The paragraphs that refer to instances of discipline and failure to promote are the same paragraphs used by Clay to support her claims of race discrimination in discipline and failure to promote. In sections V.B.I and 2, the Court determined that Clay failed to present sufficient evidence of race discrimination in the areas of discipline
The other paragraphs discuss ways in which Clay was treated differently from other white employees, and instances of derogatory comments. These allegations include: (1) a general allegation of receiving a less desirable shift assignment than white co-workers; (2) a general allegation that Scott Swonger, a supervisor, audited her calls more than her white co-workers; (3) unidentified "supervisors" not allowing African-Americans to talk to each other at their work stations; (4) supervisors in the Quality Control department not allowing Clay to dock time to take care of her children, but allowing white employees to do so; (5) overhearing that a co-worker in a different department called an African-American supervisor in that department, a "black bitch"; (6) Teresa Mendenhall, a supervisor, referring to Clay's hair as "nappy"; and (7) knowledge that two supervisors in different departments, Kim Postal and Jay Bracken, made at least three derogatory comments about African-Americans.
Other than her general allegations that she received a less desirable shift assignment than her white co-workers, Swonger audited her calls more than white co-workers, unidentified supervisors not allowing African-Americans to talk to each other at their work stations, and supervisors in the Quality Control Department not allowing her to dock time to take care of her children, but allowing white co-workers to do so, Clay offers no evidence to support these contentions. See Reasonover, 447 F.3d at 578 ("`Evidence, not contentions, avoids summary judgment.'") (quotation omitted). With regard to the alleged derogatory comments in the workplace, Clay alleges one comment made to her by Mendenhall and "knowledge" of other comments made by supervisors and co-workers in different departments from Clay's department. "`Simple teasing, offhand comments, and isolated incidents (unless extremely serious) will not amount to discriminatory changes in the terms and conditions of employment.'" Anderson, 606 F.3d at 519 (quoting Arraleh v. County of Ramsey, 461 F.3d 967, 979 (8th Cir.2006)). While, if true, the Court does not condone the four derogatory comments alleged by Clay to have been made in the workplace, the Court nevertheless finds that the comments were isolated incidents, and do not rise to the level necessary for a hostile work environment. See Id.

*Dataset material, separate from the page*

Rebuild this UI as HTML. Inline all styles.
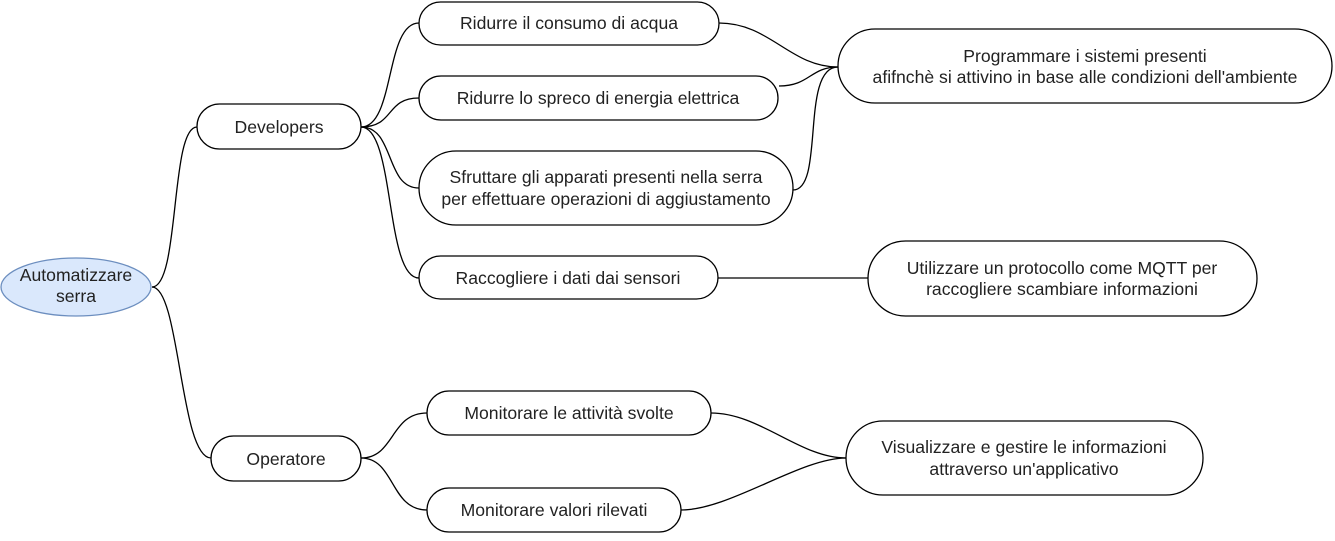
<!DOCTYPE html>
<html><head><meta charset="utf-8"><style>
body{margin:0;background:#fff}
svg text{font-family:"Liberation Sans",Arial,sans-serif;font-size:17.6px;fill:#222;text-anchor:middle}
</style></head><body>
<svg width="1335" height="536" viewBox="0 0 1335 536" xmlns="http://www.w3.org/2000/svg">
<g fill="none" stroke="#000" stroke-width="1.3">
<path d="M152,287 C180,287 170,127 197,127"/>
<path d="M152,287 C180,287 180,458 211,458"/>
<path d="M361,127 C395,127 385,23 419,23"/>
<path d="M361,127 C395,127 385,98 419,98"/>
<path d="M361,127 C395,127 385,188 419,188"/>
<path d="M361,127 C395,127 385,278 419,278"/>
<path d="M361,458 C395,458 390,413 427,413"/>
<path d="M361,458 C395,458 390,510 427,510"/>
<path d="M719,23 C770,23 790,67 838,67"/>
<path d="M779,86 C810,86 810,67 838,67"/>
<path d="M793,190 C825,190 800,67 838,67"/>
<path d="M718,278 L868,278"/>
<path d="M711,413 C760,413 800,458 846,458"/>
<path d="M681,510 C730,510 800,458 846,458"/>
</g>
<g fill="#fff" stroke="#000" stroke-width="1.3">
<ellipse cx="76" cy="287" rx="75" ry="29" fill="#dae8fc" stroke="#6c8ebf"/>
<rect x="197" y="104" width="164" height="45" rx="22.5"/>
<rect x="211" y="436" width="150" height="45" rx="22.5"/>
<rect x="419" y="2" width="300" height="43" rx="21.5"/>
<rect x="419" y="76" width="359" height="44" rx="22"/>
<rect x="419" y="151" width="374" height="74" rx="37"/>
<rect x="419" y="256" width="299" height="43" rx="21.5"/>
<rect x="838" y="29" width="494" height="74" rx="37"/>
<rect x="868" y="241" width="389" height="75" rx="37.5"/>
<rect x="427" y="391" width="284" height="44" rx="22"/>
<rect x="427" y="488" width="254" height="44" rx="22"/>
<rect x="846" y="421" width="357" height="74" rx="37"/>
</g>
<text x="76" y="281">Automatizzare</text><text x="76" y="302">serra</text>
<text x="279" y="133">Developers</text>
<text x="286" y="465">Operatore</text>
<text x="569" y="29">Ridurre il consumo di acqua</text>
<text x="598" y="104">Ridurre lo spreco di energia elettrica</text>
<text x="606" y="183">Sfruttare gli apparati presenti nella serra</text>
<text x="606" y="205">per effettuare operazioni di aggiustamento</text>
<text x="568" y="284">Raccogliere i dati dai sensori</text>
<text x="1085" y="62">Programmare i sistemi presenti</text>
<text x="1085" y="83">afifnchè si attivino in base alle condizioni dell'ambiente</text>
<text x="1062" y="274">Utilizzare un protocollo come MQTT per</text>
<text x="1062" y="295">raccogliere scambiare informazioni</text>
<text x="569" y="419">Monitorare le attività svolte</text>
<text x="554" y="516">Monitorare valori rilevati</text>
<text x="1024" y="453">Visualizzare e gestire le informazioni</text>
<text x="1024" y="475">attraverso un'applicativo</text>
</svg>
</body></html>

Additionally, Clay points out several instances with Kim Selberg, another supervisor, who Clay alleges subjected her to a hostile work environment because of her race. Specifically, Clay alleges that Selberg: (1) did not give her requested time-off that she gave white employees on two separate instances; (2) did not provide positive comments regarding her work; (3) once purposefully changed her time log to reflect that she was late from her lunch break when she was not late; and (4) did not allow her to have items on her desk that white employees could have on their desks. Again, other than her general allegations, Clay offers no evidence to support these contentions. See Reasonover, 447 F.3d at 578 ("`Evidence, not contentions, avoids summary judgment.'") (quotation omitted). Moreover, on April 6, 2007, Clay spoke with Misty Erdahl, a manager at CBE, about the problems she had with Selberg. In response, CBE moved Clay's desk away from Selberg's desk and assigned her to a different supervisor.

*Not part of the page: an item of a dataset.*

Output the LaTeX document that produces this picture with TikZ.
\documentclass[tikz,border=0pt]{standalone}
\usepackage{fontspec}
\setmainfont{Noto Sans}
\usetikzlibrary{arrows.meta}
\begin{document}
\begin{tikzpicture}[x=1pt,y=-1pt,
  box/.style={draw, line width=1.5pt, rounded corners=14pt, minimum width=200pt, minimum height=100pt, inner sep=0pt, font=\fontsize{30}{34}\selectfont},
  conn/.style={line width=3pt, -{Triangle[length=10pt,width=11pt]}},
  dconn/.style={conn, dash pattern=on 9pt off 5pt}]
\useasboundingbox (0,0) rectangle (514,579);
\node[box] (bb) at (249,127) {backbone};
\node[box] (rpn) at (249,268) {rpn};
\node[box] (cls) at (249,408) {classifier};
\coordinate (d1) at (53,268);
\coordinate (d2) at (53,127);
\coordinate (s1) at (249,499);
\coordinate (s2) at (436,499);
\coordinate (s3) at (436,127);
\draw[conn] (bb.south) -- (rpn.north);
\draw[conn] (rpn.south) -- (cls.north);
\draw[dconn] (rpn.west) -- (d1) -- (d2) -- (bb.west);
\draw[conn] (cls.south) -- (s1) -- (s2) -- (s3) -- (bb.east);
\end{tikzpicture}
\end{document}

Section 1981 retaliation claims are analyzed under the same framework as Title VII claims. Gacek v. Owens & Minor Distribution, Inc., 666 F.3d 1142, 1146 (8th Cir.2012). In order to establish a prima facie case of retaliation, Clay must show that: (1) she engaged in a statutorily protected activity; (2) she suffered an adverse employment action; and (3) a causal connection exists between the two events. Id.
Clay is unable to meet the requirements of her prima facie case. The record contains no formal complaint of race discrimination or racial harassment to CBE. Clay argues that the "clearest retaliation [she] faced occurred on January 23, 2007, when Director Mendenhall called [her] into a conference room and informed [her] that her complaints of racial discrimination `were not acceptable.'"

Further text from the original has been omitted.